#### REQUEST
Copy out every line exactly, passing over the pictures.
___ COLLECTED DATA
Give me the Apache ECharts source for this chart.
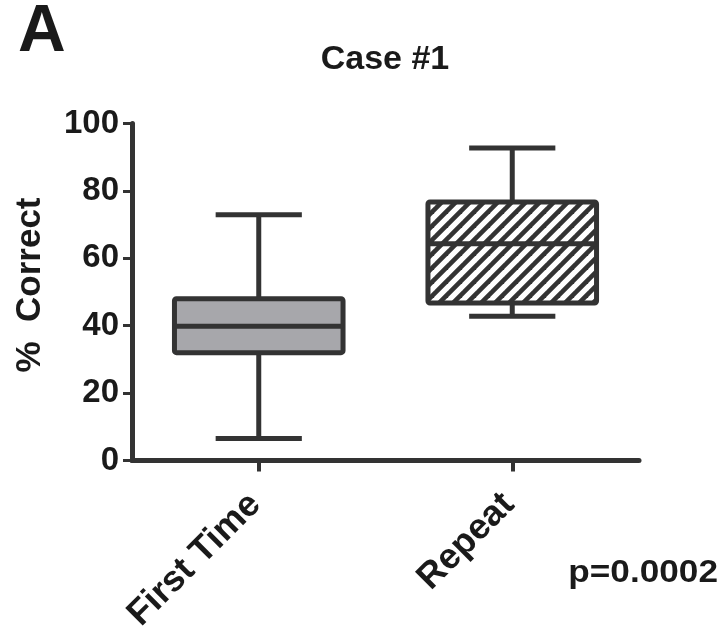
<!DOCTYPE html>
<html>
<head>
<meta charset="utf-8">
<title>Case #1</title>
<script src="https://cdn.jsdelivr.net/npm/echarts@6/dist/echarts.min.js"></script>
<style>
  html, body { margin: 0; padding: 0; background: #fff; }
  #chart { width: 725px; height: 629px; }
</style>
</head>
<body>
<div id="chart"></div>
<script>
// data
const categories = ['First Time', 'Repeat'];
// [min, Q1, median, Q3, max] for each group
const boxFirstTime = [6.5, 32.0, 39.8, 48.0, 72.9];
const boxRepeat = [42.8, 46.7, 64.3, 76.7, 92.7];
const yTicks = { min: 0, max: 100, interval: 20 };
const pValueText = 'p=0.0002';

const DARK = '#333333';
const FONT = '"Liberation Sans", Arial, Helvetica, sans-serif';

// hatch pattern for the Repeat box (stripes from lower-left to upper-right)
function makeHatch() {
  const size = 14;
  const c = document.createElement('canvas');
  c.width = size;
  c.height = size;
  const ctx = c.getContext('2d');
  ctx.fillStyle = '#ffffff';
  ctx.fillRect(0, 0, size, size);
  ctx.strokeStyle = DARK;
  ctx.lineWidth = 4.6;
  for (let k = -1; k <= 1; k++) {
    ctx.beginPath();
    ctx.moveTo(k * size - 2, size + 2);
    ctx.lineTo(k * size + size + 2, -2);
    ctx.stroke();
  }
  return c;
}

const fills = ['#a7a7ab', { image: makeHatch(), repeat: 'repeat' }];

const boxData = [
  [0].concat(boxFirstTime),
  [1].concat(boxRepeat)
];

function renderBox(params, api) {
  const idx = api.value(0);
  const band = api.size([1, 0])[0];
  const boxW = band * 0.665;
  const capW = band * 0.34;
  const x = api.coord([idx, 0])[0];
  const yMin = api.coord([idx, api.value(1)])[1];
  const yQ1 = api.coord([idx, api.value(2)])[1];
  const yMed = api.coord([idx, api.value(3)])[1];
  const yQ3 = api.coord([idx, api.value(4)])[1];
  const yMax = api.coord([idx, api.value(5)])[1];
  const lineStyle = { stroke: DARK, lineWidth: 5 };
  return {
    type: 'group',
    children: [
      { type: 'line', shape: { x1: x, y1: yMax, x2: x, y2: yQ3 }, style: lineStyle },
      { type: 'line', shape: { x1: x, y1: yQ1, x2: x, y2: yMin }, style: lineStyle },
      { type: 'line', shape: { x1: x - capW / 2, y1: yMax, x2: x + capW / 2, y2: yMax }, style: lineStyle },
      { type: 'line', shape: { x1: x - capW / 2, y1: yMin, x2: x + capW / 2, y2: yMin }, style: lineStyle },
      {
        type: 'rect',
        shape: { x: x - boxW / 2, y: yQ3, width: boxW, height: yQ1 - yQ3, r: 2 },
        style: { fill: fills[idx], stroke: DARK, lineWidth: 5, lineJoin: 'round' }
      },
      { type: 'line', shape: { x1: x - boxW / 2, y1: yMed, x2: x + boxW / 2, y2: yMed }, style: lineStyle }
    ]
  };
}

const chart = echarts.init(document.getElementById('chart'), null, { renderer: 'canvas' });

const option = {
  backgroundColor: '#ffffff',
  animation: false,
  textStyle: { fontFamily: FONT },
  grid: { left: 132, right: 86, top: 123.5, bottom: 168.5, containLabel: false, outerBoundsMode: 'none' },
  xAxis: {
    type: 'category',
    data: categories,
    axisLine: { show: true, lineStyle: { color: DARK, width: 5 } },
    axisTick: { show: true, alignWithLabel: true, length: 11, lineStyle: { color: DARK, width: 4 } },
    axisLabel: {
      rotate: 45,
      margin: 35,
      padding: [0, 5, 0, 0],
      color: '#1a1a1a',
      fontSize: 36,
      fontWeight: 'bold',
      fontFamily: FONT
    },
    splitLine: { show: false }
  },
  yAxis: {
    type: 'value',
    min: yTicks.min,
    max: yTicks.max,
    interval: yTicks.interval,
    name: '%  Correct',
    nameLocation: 'middle',
    nameGap: 84,
    nameTextStyle: { color: '#1a1a1a', fontSize: 35, fontWeight: 'bold', fontFamily: FONT, padding: [0, 0, 0, 14] },
    axisLine: { show: true, lineStyle: { color: DARK, width: 5 } },
    axisTick: { show: true, length: 9, lineStyle: { color: DARK, width: 3 } },
    axisLabel: {
      margin: 13,
      color: '#1a1a1a',
      fontSize: 33,
      fontWeight: 'bold',
      fontFamily: FONT
    },
    splitLine: { show: false }
  },
  graphic: [
    {
      type: 'text',
      left: 18,
      top: 0,
      style: { text: 'A', font: 'bold 66px ' + FONT, fill: '#1a1a1a' }
    },
    {
      type: 'text',
      x: 385,
      y: 60,
      style: { text: 'Case #1', font: 'bold 34px ' + FONT, fill: '#1a1a1a', align: 'center', verticalAlign: 'middle' }
    },
    {
      type: 'text',
      x: 718,
      y: 573,
      scaleX: 1.1,
      style: { text: pValueText, font: 'bold 32px ' + FONT, fill: '#1a1a1a', align: 'right', verticalAlign: 'middle' }
    }
  ],
  series: [
    {
      type: 'custom',
      renderItem: renderBox,
      encode: { x: 0, y: [1, 2, 3, 4, 5] },
      data: boxData,
      z: 3
    }
  ]
};

chart.setOption(option);
</script>
</body>
</html>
______
#### OUTPUT FOR THIS TASK
Give me the Apache ECharts source for this chart.
<!DOCTYPE html>
<html>
<head>
<meta charset="utf-8">
<title>Case #1</title>
<script src="https://cdn.jsdelivr.net/npm/echarts@6/dist/echarts.min.js"></script>
<style>
  html, body { margin: 0; padding: 0; background: #fff; }
  #chart { width: 725px; height: 629px; }
</style>
</head>
<body>
<div id="chart"></div>
<script>
// data
const categories = ['First Time', 'Repeat'];
// [min, Q1, median, Q3, max] for each group
const boxFirstTime = [6.5, 32.0, 39.8, 48.0, 72.9];
const boxRepeat = [42.8, 46.7, 64.3, 76.7, 92.7];
const yTicks = { min: 0, max: 100, interval: 20 };
const pValueText = 'p=0.0002';

const DARK = '#333333';
const FONT = '"Liberation Sans", Arial, Helvetica, sans-serif';

// hatch pattern for the Repeat box (stripes from lower-left to upper-right)
function makeHatch() {
  const size = 14;
  const c = document.createElement('canvas');
  c.width = size;
  c.height = size;
  const ctx = c.getContext('2d');
  ctx.fillStyle = '#ffffff';
  ctx.fillRect(0, 0, size, size);
  ctx.strokeStyle = DARK;
  ctx.lineWidth = 4.6;
  for (let k = -1; k <= 1; k++) {
    ctx.beginPath();
    ctx.moveTo(k * size - 2, size + 2);
    ctx.lineTo(k * size + size + 2, -2);
    ctx.stroke();
  }
  return c;
}

const fills = ['#a7a7ab', { image: makeHatch(), repeat: 'repeat' }];

const boxData = [
  [0].concat(boxFirstTime),
  [1].concat(boxRepeat)
];

function renderBox(params, api) {
  const idx = api.value(0);
  const band = api.size([1, 0])[0];
  const boxW = band * 0.665;
  const capW = band * 0.34;
  const x = api.coord([idx, 0])[0];
  const yMin = api.coord([idx, api.value(1)])[1];
  const yQ1 = api.coord([idx, api.value(2)])[1];
  const yMed = api.coord([idx, api.value(3)])[1];
  const yQ3 = api.coord([idx, api.value(4)])[1];
  const yMax = api.coord([idx, api.value(5)])[1];
  const lineStyle = { stroke: DARK, lineWidth: 5 };
  return {
    type: 'group',
    children: [
      { type: 'line', shape: { x1: x, y1: yMax, x2: x, y2: yQ3 }, style: lineStyle },
      { type: 'line', shape: { x1: x, y1: yQ1, x2: x, y2: yMin }, style: lineStyle },
      { type: 'line', shape: { x1: x - capW / 2, y1: yMax, x2: x + capW / 2, y2: yMax }, style: lineStyle },
      { type: 'line', shape: { x1: x - capW / 2, y1: yMin, x2: x + capW / 2, y2: yMin }, style: lineStyle },
      {
        type: 'rect',
        shape: { x: x - boxW / 2, y: yQ3, width: boxW, height: yQ1 - yQ3, r: 2 },
        style: { fill: fills[idx], stroke: DARK, lineWidth: 5, lineJoin: 'round' }
      },
      { type: 'line', shape: { x1: x - boxW / 2, y1: yMed, x2: x + boxW / 2, y2: yMed }, style: lineStyle }
    ]
  };
}

const chart = echarts.init(document.getElementById('chart'), null, { renderer: 'canvas' });

const option = {
  backgroundColor: '#ffffff',
  animation: false,
  textStyle: { fontFamily: FONT },
  grid: { left: 132, right: 86, top: 123.5, bottom: 168.5, containLabel: false, outerBoundsMode: 'none' },
  xAxis: {
    type: 'category',
    data: categories,
    axisLine: { show: true, lineStyle: { color: DARK, width: 5 } },
    axisTick: { show: true, alignWithLabel: true, length: 11, lineStyle: { color: DARK, width: 4 } },
    axisLabel: {
      rotate: 45,
      margin: 35,
      padding: [0, 5, 0, 0],
      color: '#1a1a1a',
      fontSize: 36,
      fontWeight: 'bold',
      fontFamily: FONT
    },
    splitLine: { show: false }
  },
  yAxis: {
    type: 'value',
    min: yTicks.min,
    max: yTicks.max,
    interval: yTicks.interval,
    name: '%  Correct',
    nameLocation: 'middle',
    nameGap: 84,
    nameTextStyle: { color: '#1a1a1a', fontSize: 35, fontWeight: 'bold', fontFamily: FONT, padding: [0, 0, 0, 14] },
    axisLine: { show: true, lineStyle: { color: DARK, width: 5 } },
    axisTick: { show: true, length: 9, lineStyle: { color: DARK, width: 3 } },
    axisLabel: {
      margin: 13,
      color: '#1a1a1a',
      fontSize: 33,
      fontWeight: 'bold',
      fontFamily: FONT
    },
    splitLine: { show: false }
  },
  graphic: [
    {
      type: 'text',
      left: 18,
      top: 0,
      style: { text: 'A', font: 'bold 66px ' + FONT, fill: '#1a1a1a' }
    },
    {
      type: 'text',
      x: 385,
      y: 60,
      style: { text: 'Case #1', font: 'bold 34px ' + FONT, fill: '#1a1a1a', align: 'center', verticalAlign: 'middle' }
    },
    {
      type: 'text',
      x: 718,
      y: 573,
      scaleX: 1.1,
      style: { text: pValueText, font: 'bold 32px ' + FONT, fill: '#1a1a1a', align: 'right', verticalAlign: 'middle' }
    }
  ],
  series: [
    {
      type: 'custom',
      renderItem: renderBox,
      encode: { x: 0, y: [1, 2, 3, 4, 5] },
      data: boxData,
      z: 3
    }
  ]
};

chart.setOption(option);
</script>
</body>
</html>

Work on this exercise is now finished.